INSTRUCTIONS TO FOLLOW
Extract the lines from the start through the line that holds "import numpy as np", both included, omitting all images.

DATA EXCERPT
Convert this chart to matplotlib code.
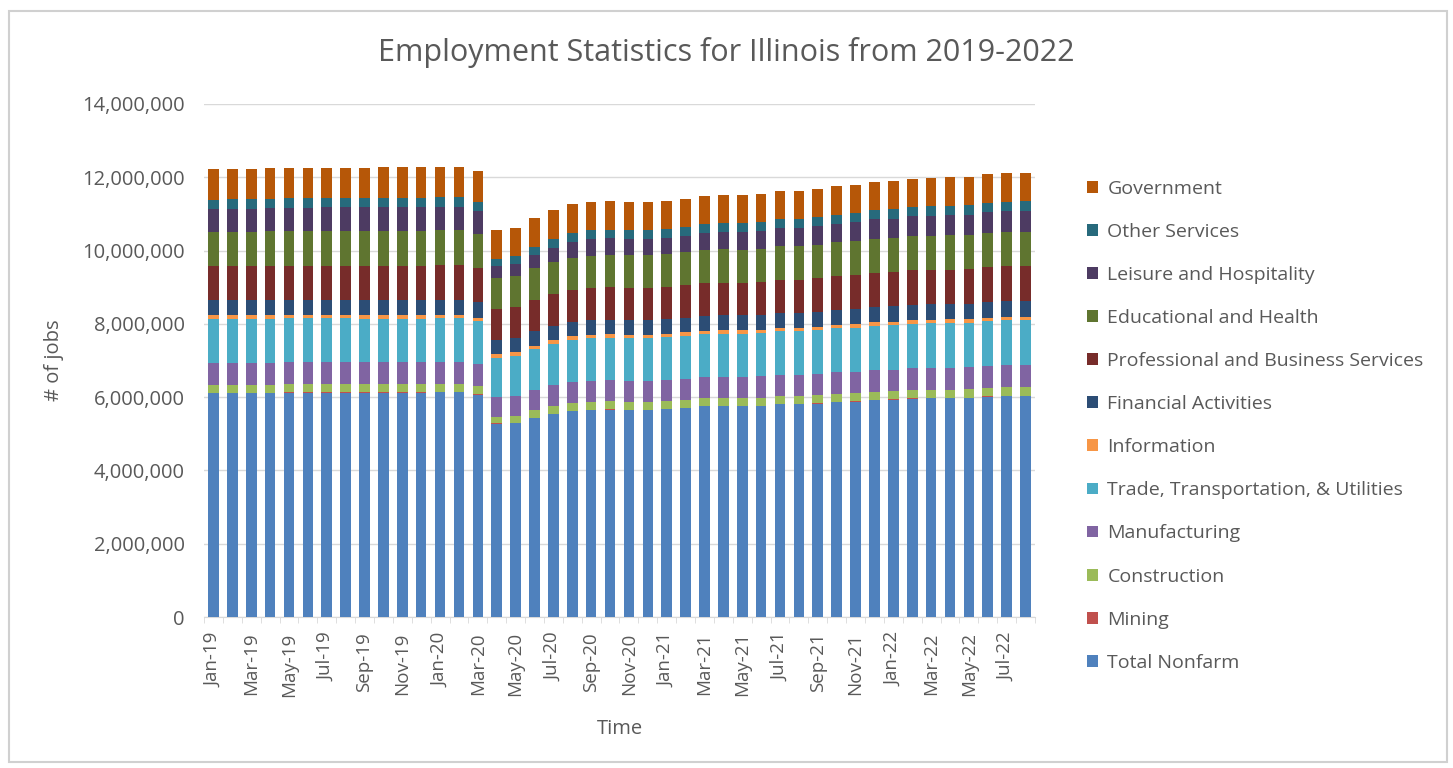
import matplotlib
matplotlib.use("Agg")
import matplotlib.pyplot as plt
from matplotlib.patches import Rectangle
from matplotlib.ticker import FuncFormatter
import numpy as np

months = ["Jan-19", "Feb-19", "Mar-19", "Apr-19", "May-19", "Jun-19", "Jul-19", "Aug-19",
          "Sep-19", "Oct-19", "Nov-19", "Dec-19",
          "Jan-20", "Feb-20", "Mar-20", "Apr-20", "May-20", "Jun-20", "Jul-20", "Aug-20",
          "Sep-20", "Oct-20", "Nov-20", "Dec-20",
          "Jan-21", "Feb-21", "Mar-21", "Apr-21", "May-21", "Jun-21", "Jul-21", "Aug-21",
          "Sep-21", "Oct-21", "Nov-21", "Dec-21",
          "Jan-22", "Feb-22", "Mar-22", "Apr-22", "May-22", "Jun-22", "Jul-22", "Aug-22"]

# values in thousands of jobs
total_nonfarm = [6100, 6100, 6100, 6110, 6120, 6120, 6120, 6120, 6120, 6120, 6120, 6120,
                 6130, 6130, 6070, 5280, 5300, 5430, 5540, 5620, 5650, 5660, 5650, 5650,
                 5670, 5700, 5745, 5745, 5745, 5760, 5800, 5800, 5825, 5865, 5880, 5920,
                 5930, 5960, 5970, 5970, 5980, 6015, 6035, 6035]
mining = [9, 9, 9, 9, 9, 9, 9, 9, 9, 9, 9, 9,
          9, 9, 9, 8, 8, 8, 8, 8, 8, 8, 8, 8,
          8, 8, 8, 8, 8, 8, 8, 8, 8, 8, 8, 8,
          8, 8, 8, 8, 8, 8, 8, 8]
construction = [224, 225, 226, 226, 227, 227, 228, 227, 228, 228, 229, 229,
                230, 231, 228, 165, 185, 205, 212, 215, 217, 218, 218, 217,
                218, 219, 220, 221, 221, 222, 222, 223, 223, 224, 224, 225,
                225, 226, 226, 227, 227, 228, 228, 228]
manufacturing = [598, 598, 597, 597, 596, 596, 595, 595, 594, 594, 593, 592,
                 592, 591, 588, 545, 548, 558, 563, 566, 568, 570, 571, 572,
                 573, 574, 575, 576, 577, 578, 579, 580, 581, 582, 584, 586,
                 588, 590, 592, 593, 594, 595, 596, 597]
trade = [1200, 1200, 1199, 1198, 1198, 1197, 1197, 1196, 1195, 1195, 1194, 1194,
         1193, 1192, 1180, 1075, 1090, 1115, 1135, 1155, 1160, 1165, 1165, 1164,
         1166, 1170, 1176, 1178, 1175, 1178, 1185, 1185, 1190, 1195, 1200, 1212,
         1214, 1218, 1220, 1221, 1222, 1226, 1230, 1231]
information = [101, 101, 100, 100, 100, 100, 99, 99, 99, 99, 98, 98,
               98, 98, 97, 92, 91, 91, 92, 92, 92, 93, 93, 93,
               93, 94, 94, 95, 95, 95, 96, 96, 97, 97, 98, 98,
               99, 100, 100, 100, 101, 101, 101, 101]
financial = [409, 409, 410, 410, 410, 411, 411, 411, 411, 412, 412, 412,
             412, 413, 412, 397, 397, 399, 400, 401, 402, 403, 403, 404,
             405, 405, 406, 406, 407, 407, 408, 408, 409, 410, 411, 412,
             412, 413, 413, 414, 414, 415, 415, 416]
professional = [925, 927, 928, 929, 930, 931, 932, 932, 933, 933, 934, 935,
                936, 937, 930, 835, 838, 850, 855, 868, 872, 876, 878, 880,
                884, 888, 894, 898, 895, 898, 910, 905, 910, 925, 930, 936,
                940, 945, 948, 950, 952, 956, 960, 962]
education = [940, 941, 942, 943, 944, 945, 946, 947, 948, 949, 950, 951,
             952, 953, 945, 845, 850, 860, 878, 880, 890, 893, 895, 896,
             898, 900, 903, 905, 905, 905, 912, 914, 916, 918, 920, 923,
             925, 928, 930, 931, 933, 936, 938, 940]
leisure = [632, 634, 635, 636, 637, 638, 639, 640, 641, 642, 643, 644,
           645, 646, 615, 330, 330, 360, 400, 440, 455, 450, 440, 430,
           435, 450, 470, 478, 470, 480, 495, 490, 500, 510, 515, 530,
           532, 545, 548, 550, 552, 562, 570, 572]
other_services = [253, 253, 254, 254, 254, 255, 255, 255, 256, 256, 256, 257,
                  257, 258, 254, 195, 205, 222, 230, 234, 236, 237, 236, 235,
                  236, 237, 239, 240, 241, 242, 243, 244, 245, 246, 247, 248,
                  249, 250, 250, 251, 251, 252, 253, 253]
government = [828, 829, 829, 830, 830, 831, 831, 831, 832, 832, 832, 833,
              833, 834, 832, 800, 785, 780, 785, 780, 775, 770, 770, 768,
              768, 770, 772, 772, 773, 770, 770, 772, 772, 773, 774, 775,
              776, 778, 779, 780, 781, 782, 783, 784]

series_names = ["Total Nonfarm", "Mining", "Construction", "Manufacturing",
                "Trade, Transportation, & Utilities", "Information", "Financial Activities",
                "Professional and Business Services", "Educational and Health",
                "Leisure and Hospitality", "Other Services", "Government"]
series_values = [total_nonfarm, mining, construction, manufacturing, trade, information,
                 financial, professional, education, leisure, other_services, government]
colors = ["#4F81BD", "#C0504D", "#9BBB59", "#8064A2", "#4BACC6", "#F79646",
          "#2C4D75", "#772C2A", "#5F7530", "#4D3B62", "#276A7C", "#B65708"]

plt.rcParams['font.family'] = ['Open Sans', 'DejaVu Sans']
text_col = "#595959"

fig = plt.figure(figsize=(14.53, 7.68), dpi=100)
fig.patches.append(Rectangle((0.006, 0.008), 0.99, 0.978, transform=fig.transFigure,
                             fill=False, edgecolor="#D0D0D0", linewidth=1.5))
ax = fig.add_axes([0.1404, 0.1966, 0.5719, 0.668])

x = np.arange(len(months))
bottom = np.zeros(len(months))
handles = []
for name, vals, col in zip(series_names, series_values, colors):
    v = np.array(vals) * 1000
    b = ax.bar(x, v, width=0.56, bottom=bottom, color=col, label=name, zorder=3)
    handles.append(b)
    bottom = bottom + v

ax.set_xlim(-0.5, len(months) - 0.5)
ax.set_ylim(0, 14000000)
ax.set_yticks(np.arange(0, 14000001, 2000000))
ax.yaxis.set_major_formatter(FuncFormatter(lambda v, p: "{:,.0f}".format(v)))
ax.grid(axis='y', color="#D9D9D9", linewidth=1, zorder=0)
ax.set_xticks(x[::2])
ax.set_xticklabels(months[::2], rotation=90)
ax.set_xticks(np.arange(-0.5, len(months), 1), minor=True)
ax.tick_params(axis='x', which='major', length=0, pad=11, labelsize=13.5, labelcolor=text_col)
ax.tick_params(axis='x', which='minor', length=4, color="#D9D9D9")
ax.tick_params(axis='y', length=0, pad=14, labelsize=14.5, labelcolor=text_col)
for s in ['top', 'right', 'left']:
    ax.spines[s].set_visible(False)
ax.spines['bottom'].set_color("#D9D9D9")

ax.set_xlabel("Time", fontsize=14.5, color=text_col)
ax.xaxis.set_label_coords(0.5, -0.198)
ax.set_ylabel("# of jobs", fontsize=14.5, color=text_col)
ax.yaxis.set_label_coords(-0.168, 0.5)
fig.text(0.5, 0.932, "Employment Statistics for Illinois from 2019-2022", ha='center',
         va='center', fontsize=22, color=text_col)

leg = fig.legend(handles[::-1], series_names[::-1], loc='upper left',
                 bbox_to_anchor=(0.7412, 0.7786), frameon=False, fontsize=14,
                 borderpad=0, labelspacing=1.29, handlelength=0.56, handleheight=0.56,
                 handletextpad=0.5, labelcolor=text_col)

fig.savefig("out.png", dpi=100)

EXPECTED ANSWER
Convert this chart to matplotlib code.
import matplotlib
matplotlib.use("Agg")
import matplotlib.pyplot as plt
from matplotlib.patches import Rectangle
from matplotlib.ticker import FuncFormatter
import numpy as np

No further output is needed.